BY Catherine Lightfoot, CPA, CHBC, Director of Healthcare, EEPB
Why it might be worth owning rather than leasing in this economic climate
Delivering care is the primary and extremely demanding business of any healthcare provider. So, why would you even consider owning your own real estate? Isn’t it just easier to lease? Well, like any debate, there are pros and cons to either side of the argument. This article attempts to answer the question of whether to buy or lease from an accounting perspective.
Major Considerations
With the current volatility of the stock market, it’s time for a refresher on real estate as an investment option. Let’s review the major considerations when deciding if you should lease or buy your next medical office space.

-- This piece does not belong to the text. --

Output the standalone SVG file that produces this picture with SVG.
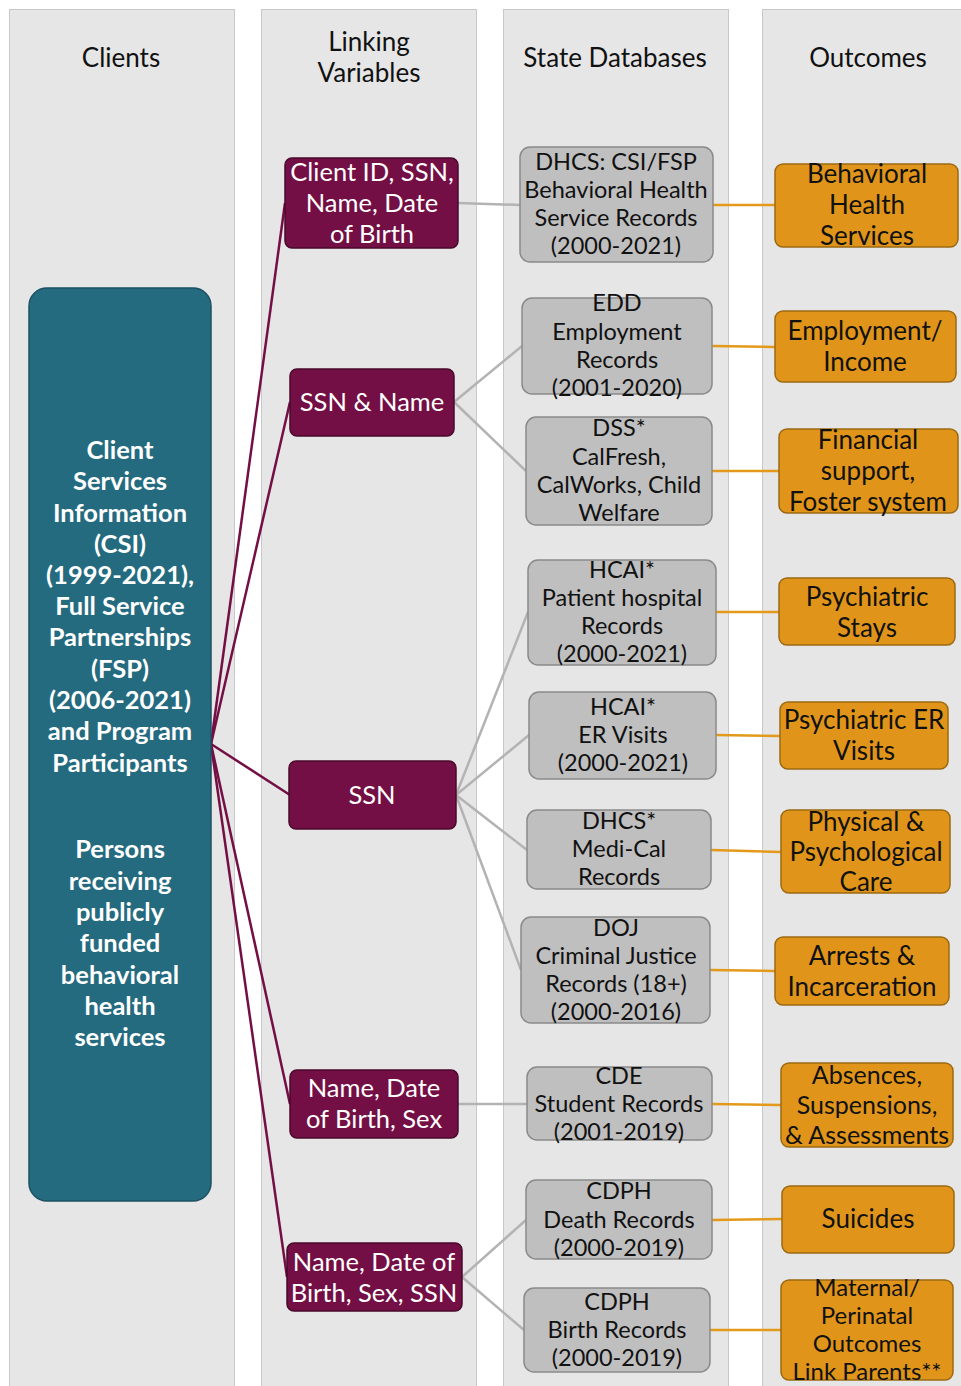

Healthcare Real Estate is a Hot Market!
Timing is everything in real estate. According to Ken Jorgenson, the National Director of CARR, “The healthcare real estate market hasn’t slowed down over the last few years. If anything, its activity has picked up as it outpaces other commercial industries. The resiliency of the healthcare industry (the growing demand, the physical location need, etc.) has proven to be an income stabilizer for most landlords in major metros around the country. Healthcare tenants are extremely attractive when presented correctly. The same is true for practice owners looking to purchase their office real estate. Lenders view healthcare practices as one of the lowest default, safest loans they could offer in the commercial space, which drives up activity and transactional volume. These findings are even more magnified in states that are seeing a massive influx of growth and population (like Texas, Florida, Tennessee, etc.).”
Appreciation
Buying is typically a long-term proposition. There is less investment when it comes to leasing, making it a good choice for the short term. Those thinking of buying typically are looking at 10-15 years of practice, which allows time for the mortgage debt to be paid down and the property value to appreciate. The most obvious benefit is that you are basically paying rent to yourself, as you pay for an asset that will continue to be yours until you sell it.
Control of overhead
Any practice review will show the highest expenses to be salary, rent, and medical supplies. Inflation and other market drivers are currently controlling wages and supply costs. Rent expense is the only one that you can actually control yourself. Investing in healthcare real estate might sound like it is outside of your wheelhouse, but with the right resources and expertise, you gain access to data and technology platforms available to perform demographic and competition mapping. This essentially fail-proof method helps you select the most ideal property and location for your specialty. Furthermore, owner-occupied real estate debt financing is favorable. And don’t forget alternative financing options, such as equity investors, depending on the size and location of the real estate project. Real estate can also significantly contribute to the overall patient experience. How accessible is the parking lot? How do the elevators work? If the building is not helping you, it is hurting you!
Recruitment and retention
Owning real estate can be a great recruiting tool and can help lure/retain physicians to your practice. If you own your own real estate, you can offer a young physician not only a chance to become a partner in the practice but also an owner of the building itself. This makes the clinic a strategic practice asset. It is recommended that building ownership is simultaneous with practice ownership, even though this would require mandatory sale at retirement. While you do not need to make purchase mandatory with practice ownership, it is suggested that you make it easy for new physicians to buy in. Periodic refinancing could help to draw down equity to keep shares affordable. The current real estate market changes quickly. Therefore, it is advisable to perform a rent study every 3-5 years so that non-partners do not feel like the real property owners are gouging the rent. Some practices offer real estate ownership to other key employees (practice administrators or chief financial officers, to name a few). Cash flow from rent should be managed to pay down notes, cover maintenance, and escrow items, and allow tax distributions to partners.
Final Analysis
Owning real estate is no doubt a big decision. A thorough cash flow analysis should be conducted to compare lease contracts to purchase options. Return on investment (ROI) will be subjective but can be projected based on historical data for location-specific areas. There are tax benefits not available to the renter that need to be factored into the ownership model. Certain intangible benefits, like recruitment, cannot be measured; they just need to be considered to see if they are positive or negative. The model works well in many cases and is something every physician owner should take the time to evaluate. It might be the perfect moment to jump into this type of investment. As they say, if not now, when?